Organized labor and Democrats in the state House and Senate are gearing up for a springtime push for a higher minimum wage in Pennsylvania.

The best size of the wage hike is still up for debate.

Some hard-liners convening in Harrisburg for a march to the Capitol Monday wanted to see the wage go up to $15. Democratic proposals range from a boost to $10.10 to $11.50. A lone Republican, Sen. Scott Wagner (R-York), has proposed $8.75.

"Tom Wolf and I both agree the minimum wage has to be over 10 dollars at least, and I think we can do that," said Lt. Gov. Mike Stack before joining in the march.

The plan has no commitment from the GOP-controlled House and Senate, but supporters are optimistic.

"When we come back in the spring, probably after appropriations hearings, we are going to have a hearing on the minimum wage," said Sen. Christine Tartaglione (D-Philadelphia), whose proposal calls for a $10.10 wage. "And it's not just going to be skewed one way."
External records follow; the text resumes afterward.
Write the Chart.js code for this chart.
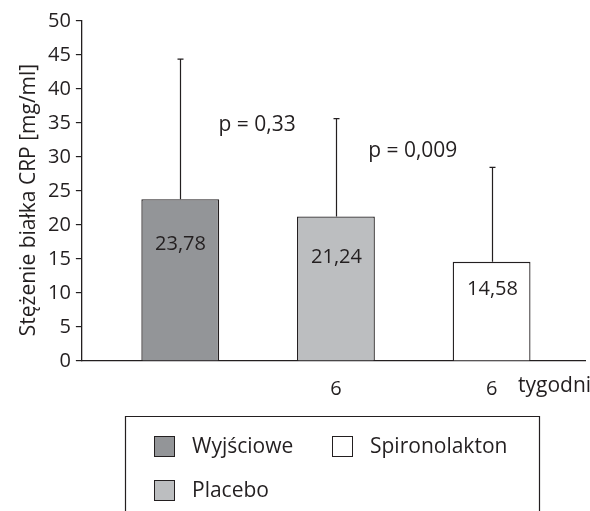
<!DOCTYPE html>
<html>
<head>
<meta charset="utf-8">
<script src="https://cdn.jsdelivr.net/npm/chart.js@4.4.0/dist/chart.umd.min.js"></script>
<style>
  html, body { margin: 0; padding: 0; background: #fff; }
  #wrap { width: 590px; height: 511px; position: relative; }
</style>
</head>
<body>
<div id="wrap"><canvas id="c"></canvas></div>
<script>
// data
const groups = ['Wyjściowe', 'Placebo', 'Spironolakton'];
const weekLabels = ['', '6', '6'];
const xPos = [1, 2, 3];
const means = [23.78, 21.24, 14.58];
const sd = [20.6, 14.4, 13.9];
const pLabels = ['p = 0,33', 'p = 0,009'];
const pLevels = [35, 31.2];
const unitLabel = 'tygodni';
const yTitle = 'Stężenie białka CRP [mg/ml]';
const barColors = ['#939598', '#bcbec0', '#ffffff'];

const INK = '#231f20';
const FONT = '"Open Sans", "Noto Sans", sans-serif';

Chart.defaults.font.family = FONT;
Chart.defaults.font.size = 20;
Chart.defaults.color = INK;

const fmt = v => v.toFixed(2).replace('.', ',');

const extras = {
    id: 'extras',
    afterDatasetsDraw(chart) {
        const ctx = chart.ctx;
        const xs = chart.scales.x, ys = chart.scales.y;
        ctx.save();
        ctx.strokeStyle = INK;
        ctx.fillStyle = INK;
        ctx.lineWidth = 1.2;
        ctx.textAlign = 'center';
        ctx.textBaseline = 'middle';
        means.forEach((m, i) => {
            const x = Math.round(xs.getPixelForValue(xPos[i])) + 0.5;
            const top = ys.getPixelForValue(m);
            const err = ys.getPixelForValue(m + sd[i]);
            const base = ys.getPixelForValue(0);
            // error bar (upper only)
            ctx.beginPath();
            ctx.moveTo(x, top);
            ctx.lineTo(x, err);
            ctx.moveTo(x - 3, err);
            ctx.lineTo(x + 3, err);
            ctx.stroke();
            // value inside bar
            ctx.font = '20px ' + FONT;
            ctx.fillText(fmt(m), x, top + 0.28 * (base - top));
        });
        // p values between bars
        ctx.font = '21px ' + FONT;
        pLabels.forEach((t, i) => {
            const x = (xs.getPixelForValue(xPos[i]) + xs.getPixelForValue(xPos[i + 1])) / 2;
            ctx.fillText(t, x - 1, ys.getPixelForValue(pLevels[i]) + 2);
        });
        // unit after last tick
        ctx.textAlign = 'left';
        ctx.fillText(unitLabel, 518, 386);

        // y axis title, centred a little below the middle like the figure
        ctx.save();
        ctx.translate(29, 200);
        ctx.rotate(-Math.PI / 2);
        ctx.textAlign = 'center';
        ctx.fillText(yTitle, 0, 0);
        ctx.restore();

        // legend box (bottom edge cut off in the figure)
        ctx.lineWidth = 1.2;
        ctx.beginPath();
        ctx.moveTo(125.5, 520);
        ctx.lineTo(125.5, 416.5);
        ctx.lineTo(539.5, 416.5);
        ctx.lineTo(539.5, 520);
        ctx.stroke();
        const items = [
            { x: 154, y: 436 },
            { x: 154, y: 480 },
            { x: 332, y: 436 }
        ];
        groups.forEach((g, i) => {
            const p = items[i];
            ctx.fillStyle = barColors[i];
            ctx.fillRect(p.x, p.y, 20, 20);
            ctx.strokeStyle = INK;
            ctx.lineWidth = 1;
            ctx.strokeRect(p.x + 0.5, p.y + 0.5, 20, 20);
            ctx.fillStyle = INK;
            ctx.fillText(g, p.x + 38, p.y + 11);
        });
        ctx.restore();
    }
};

new Chart(document.getElementById('c'), {
    type: 'bar',
    data: {
        datasets: [{
            data: xPos.map((x, i) => ({ x: x, y: means[i] })),
            backgroundColor: barColors,
            borderColor: INK,
            borderWidth: 1.3,
            barPercentage: 0.5,
            categoryPercentage: 1
        }]
    },
    options: {
        responsive: true,
        maintainAspectRatio: false,
        animation: false,
        layout: { padding: { top: 21, right: 5, left: 43, bottom: 94 } },
        plugins: { legend: { display: false }, tooltip: { enabled: false } },
        scales: {
            x: {
                type: 'linear',
                offset: false,
                min: 0.368,
                max: 3.6,
                afterBuildTicks: s => { s.ticks = xPos.map(v => ({ value: v })); },
                grid: { display: false, drawTicks: false },
                border: { color: INK, width: 1.3 },
                ticks: {
                    callback: (v, i) => weekLabels[i],
                    color: INK,
                    font: { family: FONT, size: 20 },
                    padding: 16,
                    autoSkip: false,
                    maxRotation: 0
                }
            },
            y: {
                min: 0,
                max: 50,
                grid: { drawOnChartArea: false, drawTicks: true, tickLength: 6, color: INK, lineWidth: 1.2 },
                border: { color: INK, width: 1.3 },
                ticks: {
                    stepSize: 5,
                    color: INK,
                    padding: 5,
                    font: { family: FONT, size: 20 }
                }
            }
        }
    },
    plugins: [extras]
});
</script>
</body>
</html>
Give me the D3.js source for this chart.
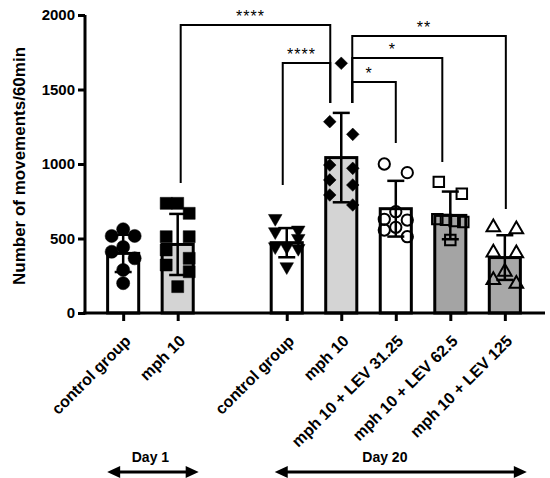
<!DOCTYPE html>
<html>
<head>
<meta charset="utf-8">
<script src="https://cdn.jsdelivr.net/npm/d3@7"></script>
<style>
  body { margin: 0; background: #fff; }
  text { font-family: "Liberation Sans", Arial, sans-serif; font-weight: bold; }
</style>
</head>
<body>
<div id="chart"></div>
<script>
// groups on the x axis ("gap" is the empty slot between the two days)
const groups = ["ctrl1", "mph1", "gap", "ctrl20", "mph20", "lev31", "lev62", "lev125"];
const tickLabels = ["control group", "mph 10", "", "control group", "mph 10",
    "mph 10 + LEV 31.25", "mph 10 + LEV 62.5", "mph 10 + LEV 125"];

const means = [400, 460, null, 472, 1043, 700, 655, 372];
const sds = [125, 205, null, 98, 300, 187, 160, 150];

const points = [
    [562, 517, 517, 443, 411, 367, 289, 200],
    [736, 736, 669, 512, 512, 423, 367, 322, 277, 177],
    [],
    [635, 557, 546, 501, 445, 445, 434, 311],
    [1676, 1284, 1199, 993, 971, 893, 859, 792, 725],
    [1000, 942, 680, 629, 624, 575, 557, 512],
    [880, 800, 630, 625, 618, 610, 490],
    [575, 561, 405, 400, 277, 221, 195]
];

const barFills = ["#ffffff", "#d4d4d4", null, "#ffffff", "#d4d4d4", "#ffffff", "#a4a4a4", "#a8a8a8"];
const symbols = ["circle", "square", null, "triDown", "diamond", "circleOpen", "squareOpen", "triOpen"];

const yTicks = [0, 500, 1000, 1500, 2000];

// significance brackets: from group, to group, bottom values, top value, label
const brackets = [
    { from: "mph1", to: "mph20", lo1: 872, lo2: 1409, top: 1933, label: "****", dx1: 3, dx2: -11 },
    { from: "ctrl20", to: "mph20", lo1: 859, lo2: 1409, top: 1678, label: "****", dx1: -4, dx2: -11 },
    { from: "mph20", to: "lev125", lo1: 1409, lo2: 698, top: 1859, label: "**", dx1: 11, dx2: 1 },
    { from: "mph20", to: "lev62", lo1: 1409, lo2: 1013, top: 1711, label: "*", dx1: 11, dx2: -8 },
    { from: "mph20", to: "lev31", lo1: 1409, lo2: 1141, top: 1550, label: "*", dx1: 11, dx2: 0 }
];

const days = [
    { label: "Day 1", from: "ctrl1", to: "mph1", padL: 16, padR: 21, textAt: 0.5 },
    { label: "Day 20", from: "ctrl20", to: "lev125", padL: 12, padR: 22, textAt: 1.8 }
];

const width = 550, height = 478;
const svg = d3.select("#chart").append("svg")
    .attr("width", width)
    .attr("height", height);

const x = d3.scalePoint().domain(groups).range([85, 543]).padding(0.7);
const y = d3.scaleLinear().domain([0, 2000]).range([313, 15]);
const barW = x.step() * 0.57;

// y axis
const yAxis = svg.append("g")
    .attr("transform", "translate(85,0)")
    .call(d3.axisLeft(y).tickValues(yTicks).tickFormat(d3.format("d"))
        .tickSize(7).tickPadding(3).tickSizeOuter(0));
yAxis.select(".domain").attr("stroke-width", 3).attr("d", `M0,${y(0) + 1.5}V${y(2000)}`);
yAxis.selectAll(".tick line").attr("stroke-width", 3);
yAxis.selectAll(".tick text").style("font-size", "15px").attr("fill", "#000");

svg.append("text")
    .attr("transform", `translate(25,${(y(0) + y(2000)) / 2 + 2}) rotate(-90)`)
    .attr("text-anchor", "middle")
    .style("font-size", "17px")
    .text("Number of movements/60min");

// bars
const idx = groups.map((g, i) => i).filter(i => means[i] !== null);

svg.selectAll(".bar")
    .data(idx)
    .join("rect")
    .attr("class", "bar")
    .attr("x", i => x(groups[i]) - barW / 2)
    .attr("width", barW)
    .attr("y", i => y(means[i]))
    .attr("height", i => y(0) - y(means[i]))
    .attr("fill", i => barFills[i])
    .attr("stroke", "#000")
    .attr("stroke-width", 3);

// x axis
const xAxis = svg.append("g")
    .attr("transform", `translate(0,${y(0)})`)
    .call(d3.axisBottom(x).tickValues(groups.filter(g => g !== "gap"))
        .tickSize(8).tickSizeOuter(0)
        .tickFormat(g => tickLabels[groups.indexOf(g)]));
xAxis.select(".domain").attr("stroke-width", 3).attr("d", "M83,0H545");
xAxis.selectAll(".tick line").attr("stroke-width", 3);
xAxis.selectAll(".tick text")
    .attr("x", 0).attr("y", 0).attr("dy", 0)
    .attr("transform", "translate(8,29) rotate(-45)")
    .attr("text-anchor", "end")
    .attr("fill", "#000")
    .style("font-size", "16px");

// error bars
const capW = 17;
idx.forEach(i => {
    const cx = x(groups[i]);
    const hi = y(means[i] + sds[i]), lo = y(means[i] - sds[i]);
    const g = svg.append("g").attr("stroke", "#000").attr("stroke-width", 2.5);
    g.append("line").attr("x1", cx).attr("x2", cx).attr("y1", hi).attr("y2", lo);
    g.append("line").attr("x1", cx - capW / 2).attr("x2", cx + capW / 2).attr("y1", hi).attr("y2", hi);
    g.append("line").attr("x1", cx - capW / 2).attr("x2", cx + capW / 2).attr("y1", lo).attr("y2", lo);
});

// scatter points: values close in height share a row and are spread sideways
function spread(values, rowPx, s) {
    const sorted = values.slice().sort((a, b) => b - a);
    const rows = [];
    sorted.forEach(v => {
        const last = rows[rows.length - 1];
        if (last && y(v) - y(last[0]) < rowPx) last.push(v);
        else rows.push([v]);
    });
    const out = [];
    rows.forEach(row => {
        const n = row.length;
        let offs;
        if (n === 1) offs = [0];
        else if (n === 2) offs = [-s, s];
        else if (n === 3) offs = [0, -s, s];
        else {
            const sp = Math.min(s, 26 / (n - 1));
            offs = row.map((_, k) => (k - (n - 1) / 2) * sp);
        }
        row.forEach((v, k) => out.push({ v, dx: offs[k], py: y(v) }));
    });
    return out;
}

const symbolDefs = {
    circle: { type: d3.symbolCircle, size: 135, fill: true, rot: 0 },
    square: { type: d3.symbolSquare, size: 144, fill: true, rot: 0 },
    triDown: { type: d3.symbolTriangle, size: 80, fill: true, rot: 180 },
    diamond: { type: d3.symbolSquare, size: 80, fill: true, rot: 45 },
    circleOpen: { type: d3.symbolCircle, size: 100, fill: false, rot: 0 },
    squareOpen: { type: d3.symbolSquare, size: 110, fill: false, rot: 0 },
    triOpen: { type: d3.symbolTriangle, size: 80, fill: false, rot: 0 }
};

idx.forEach(i => {
    const def = symbolDefs[symbols[i]];
    const cx = x(groups[i]);
    const pts = spread(points[i], 13, 11.5);
    svg.append("g").selectAll("path")
        .data(pts)
        .join("path")
        .attr("d", d3.symbol().type(def.type).size(def.size))
        .attr("transform", d => `translate(${cx + d.dx},${d.py}) rotate(${def.rot})`)
        .attr("fill", def.fill ? "#000" : "none")
        .attr("stroke", "#000")
        .attr("stroke-width", def.fill ? 0.5 : 2);
});

// significance brackets
brackets.forEach(b => {
    const x1 = x(b.from) + b.dx1, x2 = x(b.to) + b.dx2;
    const yt = y(b.top);
    svg.append("path")
        .attr("d", `M${x1},${y(b.lo1)}V${yt}H${x2}V${y(b.lo2)}`)
        .attr("fill", "none")
        .attr("stroke", "#000")
        .attr("stroke-width", 2);
    svg.append("text")
        .attr("x", (x1 + x2) / 2 - 5)
        .attr("y", yt - 3)
        .attr("text-anchor", "middle")
        .style("font-size", "16px")
        .style("font-weight", "normal")
        .style("letter-spacing", "1px")
        .text(b.label);
});

// day arrows under the axis
const arrowY = 472;
days.forEach(d => {
    const x1 = x(d.from) - d.padL, x2 = x(d.to) + d.padR;
    const head = 13, half = 6;
    svg.append("line")
        .attr("x1", x1 + head - 2).attr("x2", x2 - head + 2)
        .attr("y1", arrowY).attr("y2", arrowY)
        .attr("stroke", "#000").attr("stroke-width", 3);
    svg.append("path")
        .attr("d", `M${x1},${arrowY}L${x1 + head},${arrowY - half}V${arrowY + half}Z`
            + `M${x2},${arrowY}L${x2 - head},${arrowY - half}V${arrowY + half}Z`)
        .attr("fill", "#000");
    svg.append("text")
        .attr("x", x(d.from) + x.step() * d.textAt)
        .attr("y", arrowY - 10)
        .attr("text-anchor", "middle")
        .style("font-size", "14px")
        .text(d.label);
});
</script>
</body>
</html>
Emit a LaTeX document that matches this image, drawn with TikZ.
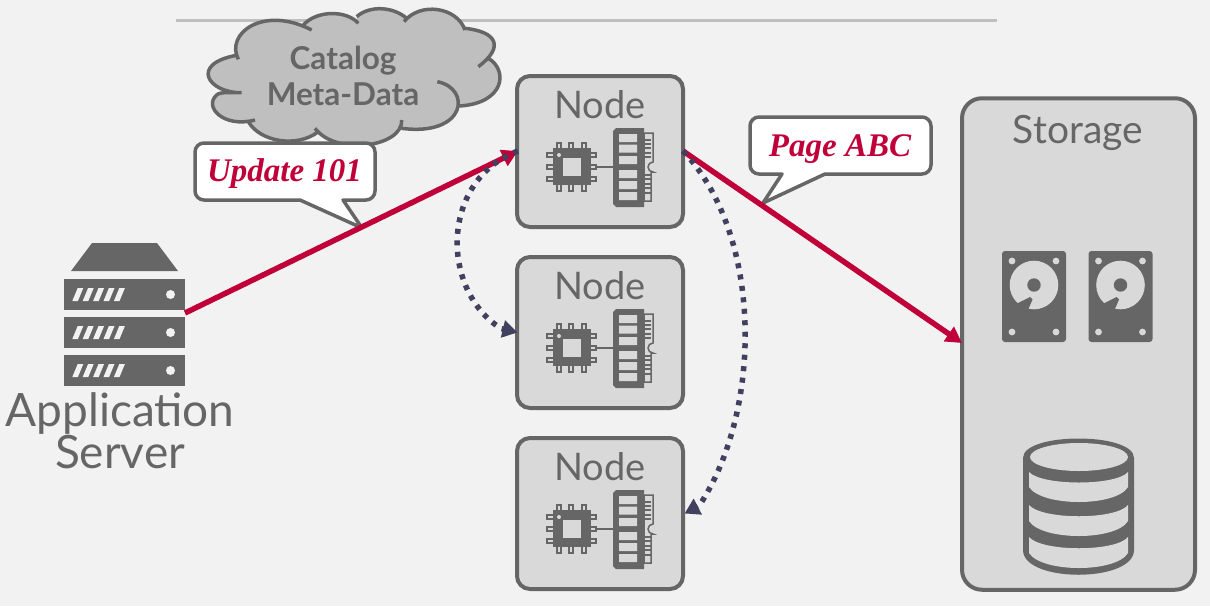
\documentclass[tikz,border=0pt]{standalone}
\usepackage{fontspec}
\setmainfont{Lato}
\newfontfamily\calloutfont{Liberation Serif}
\usetikzlibrary{arrows.meta}
\definecolor{bgc}{HTML}{F2F2F2}
\definecolor{graya}{HTML}{666666}
\definecolor{panelc}{HTML}{D9D9D9}
\definecolor{cloudc}{HTML}{BFBFBF}
\definecolor{redc}{HTML}{C00039}
\definecolor{dotc}{HTML}{41415F}
\tikzset{
  compnode/.style={draw=graya,fill=panelc,line width=4pt,rounded corners=13pt,minimum width=166pt,minimum height=151pt,inner sep=0pt},
  storebox/.style={draw=graya,fill=panelc,line width=4pt,rounded corners=20pt,minimum width=233pt,minimum height=491.5pt,inner sep=0pt},
  lab/.style={text=graya,font=\fontsize{38}{38}\selectfont,anchor=base,inner sep=0pt},
  calltext/.style={text=redc,font=\calloutfont\bfseries\itshape\fontsize{33}{33}\selectfont,inner sep=0pt},
  callbox/.style={draw=graya,fill=white,line width=3.5pt,line join=round},
  redarrow/.style={draw=redc,line width=5.5pt,-{Triangle[length=16pt,width=17pt]}},
  dotarrow/.style={draw=dotc,line width=5.5pt,dash pattern=on 5pt off 6.5pt,-{Triangle[length=15pt,width=17pt]}},
  pin/.style={draw=graya,fill=panelc,line width=1.3pt},
  nodeicon/.pic={
    \begin{scope}[shift={(-600,-152)}]
      \foreach \px in {559,571,584}{
        \filldraw[pin] (\px-2,143) rectangle (\px+2,149);
        \filldraw[pin] (\px-2,184) rectangle (\px+2,191);
      }
      \foreach \py in {155,167,179}{
        \filldraw[pin] (547,\py-2) rectangle (554,\py+2);
        \filldraw[pin] (590,\py-2) rectangle (596,\py+2);
      }
      \fill[graya] (553,148) rectangle (591,185);
      \fill[panelc] (563,158) rectangle (581,176);
      \fill[panelc] (559,155) circle[radius=2pt];
      \draw[graya,line width=1.5pt] (596,167) -- (613,167);
      \filldraw[draw=graya,fill=panelc,line width=1.5pt] (644,133) -- (653,133) -- (653,162) arc[start angle=90,end angle=270,radius=5pt] -- (651,172) -- (651,201) -- (644,201) -- cycle;
      \foreach \sy in {140,144,148,153,157,175,179,184,188,193}{
        \draw[graya,line width=1.6pt] (644,\sy) -- (650.5,\sy);
      }
      \fill[graya] (616,128) -- (644,128) -- (644,207) -- (616,207) -- (613,204) -- (613,131) -- cycle;
      \fill[panelc] (619,134) rectangle (637,142)
                    (619,144.5) rectangle (637,152.5)
                    (619,156) rectangle (637,164)
                    (619,170) rectangle (637,178)
                    (619,181) rectangle (637,189)
                    (619,192) rectangle (637,200);
    \end{scope}
  },
  diskicon/.pic={
    \begin{scope}[shift={(-1034,-296.5)}]
      \fill[graya,rounded corners=3pt] (1002,251) rectangle (1066,342);
      \fill[panelc] (1034,285) circle[radius=24.3pt];
      \fill[graya] (1034,285) circle[radius=6.7pt];
      \fill[graya] (1017,303.5) -- (1030,297) -- (1032.5,299.5) -- (1028,310) -- (1020,312) -- cycle;
      \foreach \hx/\hy in {1012/261,1056/261,1012/332,1056/332}{
        \fill[panelc] (\hx,\hy) circle[radius=3.4pt];
      }
    \end{scope}
  }
}
\begin{document}
\begin{tikzpicture}[x=1pt,y=-1pt]
\useasboundingbox (0,0) rectangle (1210,606);
\fill[bgc] (0,0) rectangle (1210,606);
% title rule
\coordinate (rulea) at (176,20);
\coordinate (ruleb) at (997,20);
\draw[cloudc,line width=3pt] (rulea) -- (ruleb);
% cloud
\begin{scope}[shift={(180,0)},x=0.33333pt,y=-0.33333pt]
\fill[cloudc] (175,178) .. controls (135,100) and (250,15) .. (395,90)
  -- (370,75) .. controls (410,30) and (500,30) .. (535,70)
  -- (530,50) .. controls (570,15) and (640,20) .. (680,55)
  -- (672,65) .. controls (720,5) and (830,20) .. (855,90)
  -- (855,85) .. controls (950,95) and (975,140) .. (895,200)
  -- (925,175) .. controls (985,210) and (975,310) .. (838,318)
  -- (772,245) .. controls (875,265) and (860,410) .. (665,385)
  -- (665,360) .. controls (670,440) and (470,470) .. (405,385)
  -- (415,395) .. controls (350,445) and (240,425) .. (205,365)
  -- (225,360) .. controls (130,385) and (70,320) .. (110,285) .. controls (120,275) and (150,278) .. (185,278)
  .. controls (85,280) and (25,190) .. (175,165) -- cycle;
\draw[graya,line width=3.5pt]
  (175,178) .. controls (135,100) and (250,15) .. (395,90)
  (370,75) .. controls (410,30) and (500,30) .. (535,70)
  (530,50) .. controls (570,15) and (640,20) .. (680,55)
  (672,65) .. controls (720,5) and (830,20) .. (855,90)
  (855,85) .. controls (950,95) and (975,140) .. (895,200)
  (925,175) .. controls (985,210) and (975,310) .. (838,318)
  (772,245) .. controls (875,265) and (860,410) .. (665,385)
  (665,360) .. controls (670,440) and (470,470) .. (405,385)
  (415,395) .. controls (350,445) and (240,425) .. (205,365)
  (225,360) .. controls (130,385) and (70,320) .. (110,285) .. controls (120,275) and (150,278) .. (185,278)
  (185,278) .. controls (85,280) and (25,190) .. (175,165);
\end{scope}
\node[text=graya,font=\fontsize{31.5}{36}\selectfont\bfseries,align=center,inner sep=0pt] (catalog) at (343,76) {Catalog\\Meta-Data};
% callouts
\draw[callbox] (362,228) -- (300,200) [rounded corners=9pt] -- (195,200) -- (195,143) -- (375,143) -- (375,200) [sharp corners] -- (343,200) -- cycle;
\node[calltext] (update) at (284.5,174) {Update 101};
\draw[callbox] (763,203) -- (782,174) [rounded corners=9pt] -- (750,174) -- (750,117) -- (931,117) -- (931,174) [sharp corners] -- (825,174) -- cycle;
\node[calltext] (page) at (840,149) {Page ABC};
% compute nodes
\node[compnode] (n1) at (600,151.5) {};
\node[compnode] (n2) at (600,332.5) {};
\node[compnode] (n3) at (600,513.5) {};
\node[lab] (n1t) at (600,118) {Node};
\node[lab] (n2t) at (600,299) {Node};
\node[lab] (n3t) at (600,480) {Node};
\pic at (600,152) {nodeicon};
\pic at (600,333) {nodeicon};
\pic at (600,514) {nodeicon};
% storage
\node[storebox] (store) at (1078.5,344) {};
\node[lab,font=\fontsize{39}{39}\selectfont] (storet) at (1078,143.5) {Storage};
\pic at (1034,296.5) {diskicon};
\pic at (1120.5,296.5) {diskicon};
% database
\fill[graya] (1023,458) .. controls (1023,432) and (1134,432) .. (1134,458) -- (1134,550) .. controls (1134,583) and (1023,583) .. (1023,550) -- cycle;
\fill[panelc] (1079,457) ellipse[x radius=49pt,y radius=14pt];
\fill[panelc] (1029,472) .. controls (1042,486) and (1116,486) .. (1128,472) -- (1128,487) .. controls (1116,507) and (1042,507) .. (1029,487) -- cycle;
\fill[panelc] (1029,505) .. controls (1042,520) and (1116,520) .. (1128,505) -- (1128,521) .. controls (1116,541) and (1042,541) .. (1029,521) -- cycle;
\fill[panelc] (1029,537) .. controls (1042,552) and (1116,552) .. (1128,537) -- (1128,553) .. controls (1116,573) and (1042,573) .. (1029,553) -- cycle;
% server
\fill[graya] (71,271) -- (178,271) -- (157,243) -- (92,243) -- cycle;
\foreach \by in {279,317,355}{
  \fill[graya] (64,\by) rectangle (185,\by+30.5);
  \fill[bgc] (170.5,\by+15.5) circle[radius=4.5pt];
  \foreach \k in {0,1,2,3,4}{
    \fill[bgc] (72.3+\k*10.4,\by+22) -- (77.7+\k*10.4,\by+9) -- (83.3+\k*10.4,\by+9) -- (77.9+\k*10.4,\by+22) -- cycle;
  }
}
\node[text=graya,font=\fontsize{46}{42}\selectfont,align=center,inner sep=0pt] (server) at (120,431) {Application\\Server};
% connectors
\coordinate (srv) at (185,313);
\coordinate (n1w) at (518,151);
\coordinate (n1e) at (683,151);
\coordinate (n2w) at (517.5,332.5);
\coordinate (n3e) at (684.5,513.5);
\coordinate (stw) at (962,343);
\draw[redarrow] (srv) -- (n1w);
\draw[redarrow] (n1e) -- (stw);
\draw[dotarrow] (n1w) .. controls (440,180) and (440,290) .. (501,328.5) -- (n2w);
\draw[dotarrow] (n1e) .. controls (763,235) and (763,410) .. (699,506) -- (n3e);
\end{tikzpicture}
\end{document}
Mark Price, a labor economist with the liberal Keystone Research Center, said Tartaglione's bill would boost pay for more than a million people in Pennsylvania, affecting everyone who makes a little more than $7.25 an hour as well as those who make a little bit more than $10.10 an hour. Employers would have to factor the new minimum wage into their own pay scale, said Price.

"They probably have workers who are under $10.10, and they have some workers who are maybe right at $10.10," Price said. "If you raise the minimum wage to $10.10, those that are already at $10.10 will have to also get a raise."

Business groups cite fears that a wage hike will force employers to scale back on hires, leading to job losses. The Pennsylvania Chamber of Business and Industry said lawmakers should focus on workforce training, so more people can leapfrog over low-wage jobs to get the skilled work that often pays better.

The state last passed minimum wage legislation in 2007, when the wage hovered between $6 and $7 an hour. In 2009, Pennsylvania's wage increased with the federally mandated minimum wage.